At times, we’d be there when the Property was taken over by Scandinavian musicians—fiddlers, guitar players—and people spontaneously springing into folk dances. Usually, it was just my grandmother and grandfather, aunts and uncles, cousins and us. During the day, we’d mow the lawn, weed the gardens, cut down trees, repair the cabin roofs or the wooden outhouses. Well, the adults would do those things. We kids weren’t tasked with much more than picking the blackberries from the brambles near the main cabin—our grandmother would tell us to fill a bowl, which takes an extraordinarily long time when you’re eating every third sun-warmed berry.

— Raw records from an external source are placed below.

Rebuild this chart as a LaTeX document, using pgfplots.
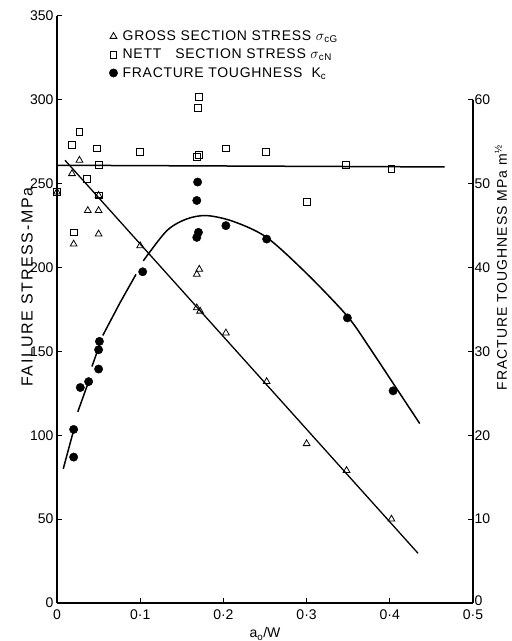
\documentclass[border=0pt]{standalone}
\usepackage{fontspec}
\setmainfont{Liberation Sans}
\newfontfamily\lsp{Liberation Sans}[LetterSpace=5]
\newfontfamily\lspr{Liberation Sans}[LetterSpace=7]
\newfontfamily\lspw{Liberation Sans}[LetterSpace=10]
\usepackage{pgfplots}
\pgfplotsset{compat=1.18}
\begin{document}
\begin{tikzpicture}
\useasboundingbox (-57pt,-38pt) rectangle (455pt,603pt);
\begin{axis}[
  at={(0,0)}, anchor=south west, scale only axis,
  width=416pt, height=587pt,
  xmin=0, xmax=0.5, ymin=0, ymax=350,
  axis x line*=bottom, axis y line*=left,
  axis line style={line width=1.6pt,-},
  xtick={0,0.1,0.2,0.3,0.4,0.5},
  xticklabels={0,0·1,0·2,0·3,0·4,0·5},
  ytick={0,50,100,150,200,250,300,350},
  tick align=inside, major tick length=5pt,
  tick style={line width=1pt,black},
  ticklabel style={font=\fontsize{14}{16}\selectfont},
  xticklabel style={yshift=-3pt},
  /pgf/number format/assume math mode=true,
  clip=false,
  xlabel={a\textsubscript{o}/W},
  xlabel style={at={(axis description cs:0.5,0)}, anchor=center, yshift=-31pt, font=\fontsize{14}{16}\selectfont},
  ylabel={FAILURE STRESS-MPa},
  ylabel style={at={(axis description cs:-0.072,0.538)}, anchor=center, font=\lspw\fontsize{16}{18}\selectfont},
  legend style={at={(axis description cs:0.118,0.982)}, anchor=north west, draw=none, fill=none,
    font=\lsp\fontsize{14}{16}\selectfont, row sep=3pt,
    /tikz/every odd column/.append style={column sep=3pt}},
  legend cell align=left,
]
\addplot[only marks, mark=triangle, mark size=3.9pt, mark options={line width=0.8pt, fill=white}] coordinates {
(0,245) (0.018,256) (0.027,264) (0.02,214) (0.037,234) (0.05,234) (0.05,220) (0.05,243)
(0.1,213) (0.168,176) (0.172,174) (0.168,196) (0.171,199) (0.203,161) (0.252,132)
(0.300,95) (0.348,79) (0.402,50)
};
\addlegendentry{GROSS SECTION STRESS $\sigma$\textsubscript{cG}}
\addplot[only marks, mark=square, mark size=3.4pt, mark options={line width=0.8pt, fill=white}] coordinates {
(0,245) (0.018,273) (0.027,281) (0.048,271) (0.05,261) (0.036,253) (0.05,243) (0.02,221)
(0.1,269) (0.171,302) (0.169,295) (0.168,266) (0.171,267) (0.203,271) (0.251,269)
(0.300,239) (0.347,261) (0.402,259)
};
\addlegendentry{NETT\quad SECTION STRESS $\sigma$\textsubscript{cN}}
\addlegendimage{only marks, mark=*, mark size=4.2pt, black}
\addlegendentry{FRACTURE TOUGHNESS\ \ K\textsubscript{c}}
\addplot[line width=1.5pt, forget plot] coordinates {(0,261) (0.466,260)};
\addplot[line width=1.3pt, forget plot] coordinates {(0.0096,264) (0.434,29.6)};
\end{axis}
\begin{axis}[
  at={(0,0)}, anchor=south west, scale only axis,
  width=416pt, height=587pt,
  xmin=0, xmax=0.5, ymin=0, ymax=70,
  axis x line=none, axis y line*=right,
  y axis line style={draw=none},
  ytick={0,10,20,30,40,50,60},
  yticklabels={\raisebox{5pt}{0},10,20,30,40,50,60},
  tick align=inside, major tick length=5pt,
  tick style={line width=1pt,black},
  ticklabel style={font=\fontsize{14}{16}\selectfont},
  yticklabel style={xshift=-2pt},
  clip=false,
  ylabel={FRACTURE TOUGHNESS MPa m\textsuperscript{½}},
  ylabel style={at={(axis description cs:1.067,0.571)}, anchor=center, font=\lspr\fontsize{14}{16}\selectfont},
]
\draw[line width=1.6pt] (axis cs:0.5,0) -- (axis cs:0.5,60);
\addplot[only marks, mark=*, mark size=4.2pt, black] coordinates {
(0.02,20.7) (0.02,17.4) (0.028,25.7) (0.038,26.4) (0.05,27.9) (0.05,30.2) (0.051,31.2)
(0.103,39.5) (0.169,50.2) (0.168,48) (0.170,44.2) (0.168,43.6) (0.203,45) (0.252,43.4)
(0.349,34) (0.404,25.3)
};
\addplot[line width=1.5pt] coordinates {(0.0075,16) (0.02,20.6)};
\addplot[line width=1.5pt] coordinates {(0.025,22.8) (0.038,26.4)};
\addplot[line width=1.5pt] coordinates {(0.042,28.2) (0.052,31)};
\addplot[line width=1.5pt] coordinates {(0.055,31.9) (0.0757,35.8) (0.095,39.2)};
\addplot[line width=1.5pt, smooth] coordinates {
(0.1037,40.8) (0.132,44.4) (0.156,45.8) (0.18,46.2) (0.212,45.5) (0.252,43.6)
(0.3,39.3) (0.349,34.2) (0.376,30.4) (0.404,26.2) (0.436,21.4)
};
\end{axis}
\end{tikzpicture}
\end{document}
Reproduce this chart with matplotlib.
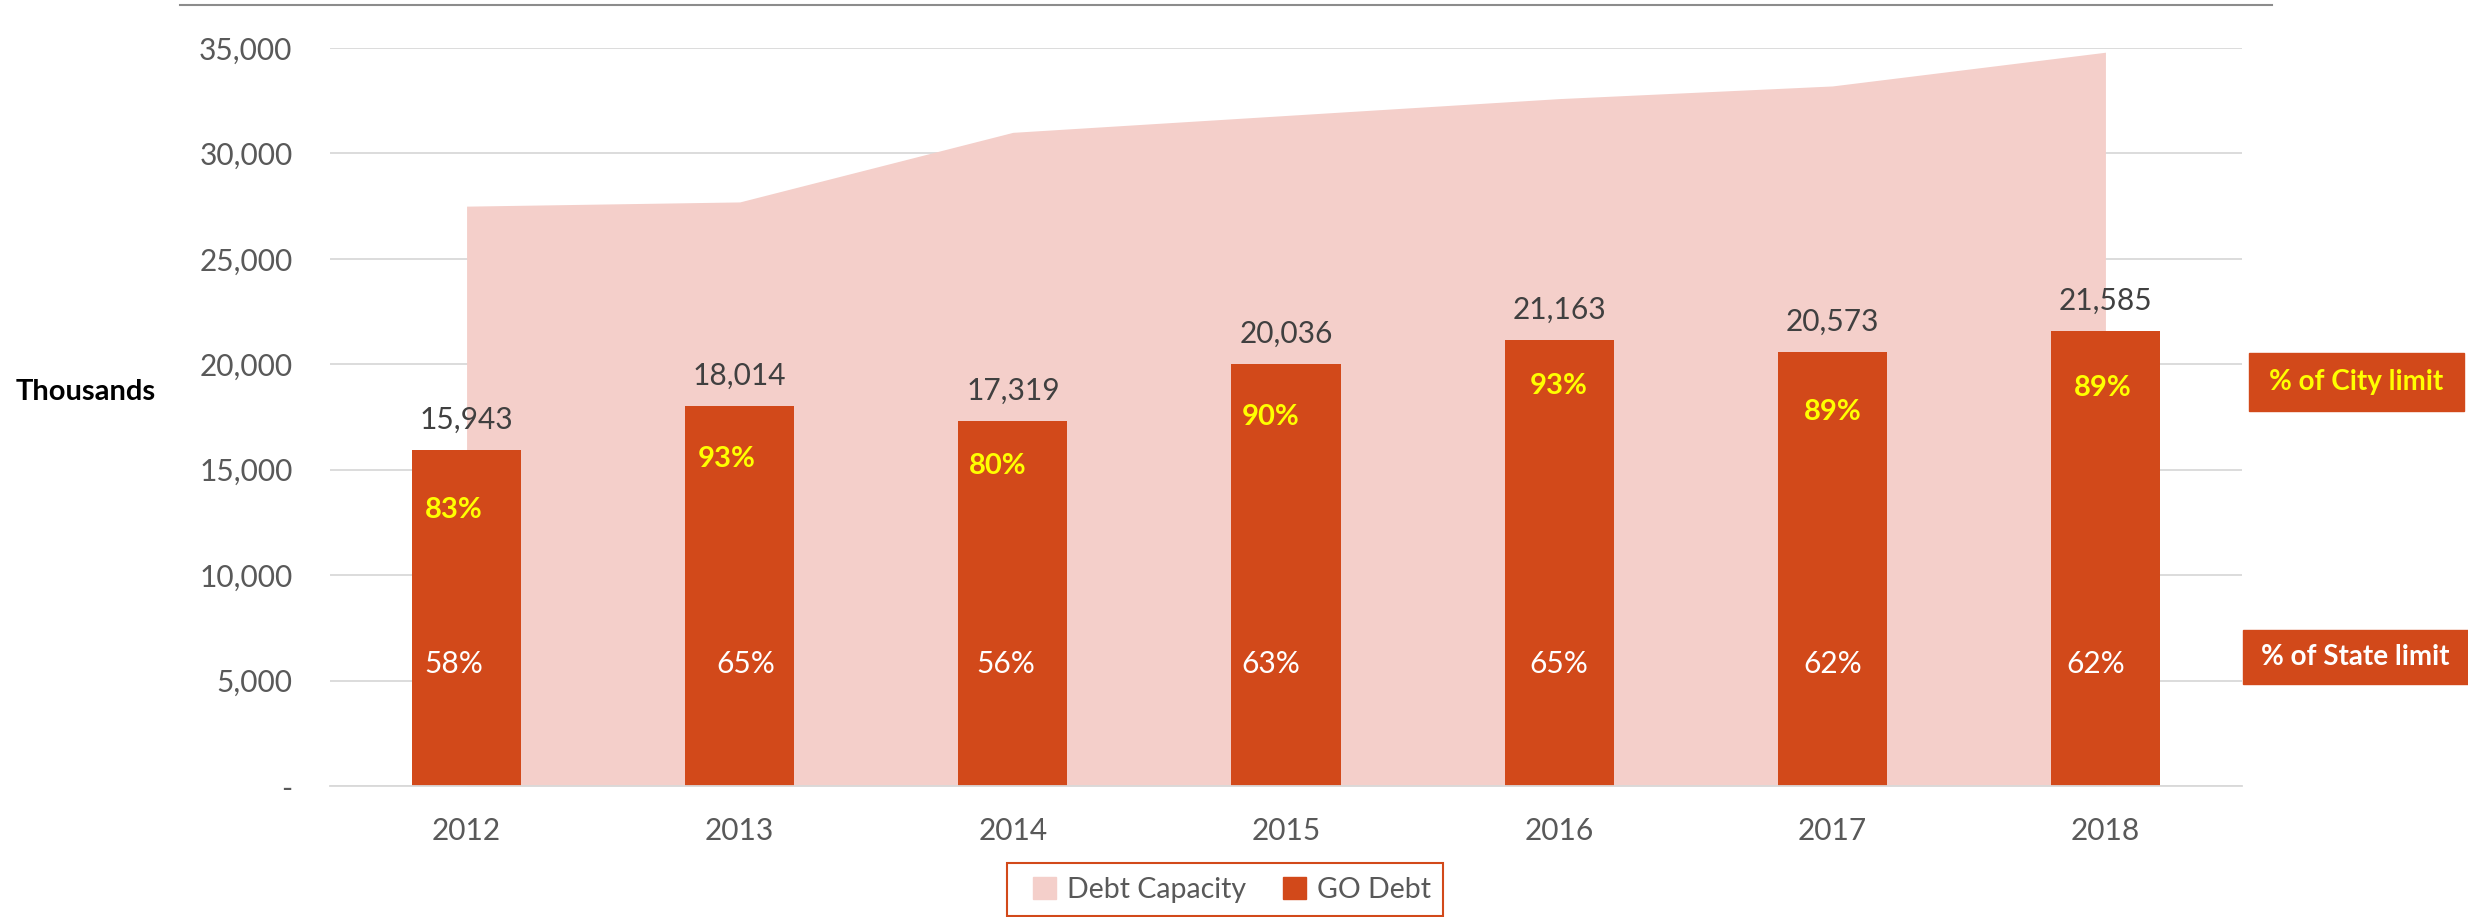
import matplotlib
matplotlib.use("Agg")
import matplotlib.pyplot as plt
from matplotlib.patches import Rectangle, Patch
from matplotlib.lines import Line2D
from matplotlib.ticker import FuncFormatter
import numpy as np

plt.rcParams["font.family"] = ["Lato", "DejaVu Sans"]

years = ["2012", "2013", "2014", "2015", "2016", "2017", "2018"]
go_debt = [15943, 18014, 17319, 20036, 21163, 20573, 21585]
debt_capacity = [27500, 27700, 31000, 31800, 32600, 33200, 34800]
city_pct = ["83%", "93%", "80%", "90%", "93%", "89%", "89%"]
state_pct = ["58%", "65%", "56%", "63%", "65%", "62%", "62%"]

# the in-bar labels were nudged by hand on the original slide (pixels)
city_dx = [-13, -13, -15, -15, 0, 0, -3]
city_dy = [60, 53, 45, 53, 46, 60, 57]
state_dx = [-13, 6, -7, -15, 0, 0, -10]
STATE_Y = 5800

ORANGE = "#D2491A"
PINK = "#F4CFCA"
W, H = 2468, 917
PT = 0.72  # points per pixel at dpi 100

fig = plt.figure(figsize=(W / 100, H / 100), dpi=100)
ax = fig.add_axes([330 / W, 1 - 786 / H, (2242 - 330) / W, (786 - 48) / H])

x = np.arange(len(years))
ax.fill_between(x, debt_capacity, color=PINK, lw=0, zorder=1)
ax.bar(x, go_debt, width=0.4, color=ORANGE, zorder=2)

ax.set_xlim(-0.5, len(years) - 0.5)
ax.set_ylim(0, 35000)
ax.set_yticks(range(0, 35001, 5000))
ax.yaxis.set_major_formatter(FuncFormatter(lambda v, p: "-" if v == 0 else f"{v:,.0f}"))
ax.set_xticks(x, years)
ax.grid(axis="y", color="#D9D9D9", lw=1.3)
ax.set_axisbelow(True)
for name, s in ax.spines.items():
    s.set_visible(name == "bottom")
ax.spines["bottom"].set_color("#D9D9D9")
ax.spines["bottom"].set_linewidth(1.3)
ax.tick_params(length=0, labelsize=21.5, labelcolor="#595959")
ax.tick_params(axis="y", pad=27)
ax.tick_params(axis="x", pad=22)

for i in range(len(years)):
    ax.annotate(f"{go_debt[i]:,}", (i, go_debt[i]), xytext=(0, 30 * PT),
                textcoords="offset points", ha="center", va="center",
                fontsize=21.5, color="#404040", zorder=3)
    ax.annotate(city_pct[i], (i, go_debt[i]), xytext=(city_dx[i] * PT, -city_dy[i] * PT),
                textcoords="offset points", ha="center", va="center",
                fontsize=21, fontweight="bold", color="#FFFF00", zorder=3)
    ax.annotate(state_pct[i], (i, STATE_Y), xytext=(state_dx[i] * PT, 0),
                textcoords="offset points", ha="center", va="center",
                fontsize=21.5, color="white", zorder=3)

fig.text(16 / W, 1 - 392 / H, "Thousands", ha="left", va="center",
         fontsize=21, fontweight="bold", color="black")

# side captions
fig.add_artist(Rectangle((2249 / W, 1 - 411 / H), (2464 - 2249) / W, 58 / H,
                         transform=fig.transFigure, color=ORANGE))
fig.text(2356 / W, 1 - 382 / H, "% of City limit", ha="center", va="center",
         fontsize=20, fontweight="bold", color="#FFFF00")
fig.add_artist(Rectangle((2243 / W, 1 - 684 / H), (2468 - 2243) / W, 54 / H,
                         transform=fig.transFigure, color=ORANGE))
fig.text(2355 / W, 1 - 657 / H, "% of State limit", ha="center", va="center",
         fontsize=20, fontweight="bold", color="white")

# thin frame line along the top
fig.add_artist(Line2D([180 / W, 2272 / W], [1 - 5 / H] * 2, color="#8C8C8C", lw=1.5))

# legend in an orange box
fig.add_artist(Rectangle((1007 / W, 1 - 916 / H), 436 / W, 53 / H, transform=fig.transFigure,
                         fill=False, edgecolor=ORANGE, lw=1.5))
fig.legend(handles=[Patch(color=PINK), Patch(color=ORANGE)],
           labels=["Debt Capacity", "GO Debt"], loc="center",
           bbox_to_anchor=(1232 / W, 1 - 890 / H), ncol=2, frameon=False,
           fontsize=20.5, handlelength=0.8, handleheight=0.8, columnspacing=1.3,
           handletextpad=0.4, labelcolor="#595959")

fig.savefig("out.png", dpi=100)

In the afternoons, the projects would end and the family would troop down to the beach, which isn’t a beach in the traditional sandy sense of the word, but more dynamic and interesting. This was a place for walking and collecting—not swimming and relaxing. We’d wander over the smooth stones, turning them over to discover tiny crabs; stand atop boulders colonized with barnacles and the occasional purple starfish; pick our way between great wads of fresh seaweed in the water, and higher up on the beach, dried husks of bull kelp.
Nighttime had its own rhythm. We’d cook dinner, then walk a loop around our part of the island, and maybe spend a few hours by the campfire or jigsaw puzzle by an oil lamp. We never stayed up past 9 or 10 p.m. When you live Amishly by lamplight, you tend to wind down with the sun.
All this to say: There was a simplicity and a grittiness to growing up at the Property. My sister, cousins, and I were like plants being hardened for winter. We learned to not be fazed by bathing with freezing water or waking up covered in dew and mosquito bites, or spending 90 percent of our day running around outside, dirty and disheveled. (As kids, we complained plenty about these things, but let’s go with the rosiness of my memory.)
While I loved spending childhood summers there, as a young adult, I ran away from that simplicity. I wanted glamour and adventure; I craved change. Over the last handful of years, that’s shifted again, and I’ve become increasingly grateful for those early freedoms. My comfort with camp-like conditions got me through the Northern California power outages that left us without running water for a few weeks last fall.
Now, the ability to make a lot out of a little—to create my own fun—is getting me through these long days at home. In fact, I can’t help but see that I’m pretty much back to that inflatable boat, reading, bobbing, and thinking about life. Only now, I’m in the houseboat I call home and if I could, I’d be Taffy Brodesser-Akner or Rebecca Solnit or Rahawa Haile. (My frame of reference has, thankfully, expanded beyond Thoreau.)
I don’t know when I’ll visit Samish again. But when I return, I know it’ll be with a greater appreciation for its lessons. Because how can you not be grateful for the place that taught you, to borrow Mary Oliver’s wise words, “how to pay attention, how to fall down into the grass . . . how to be idle and blessed”?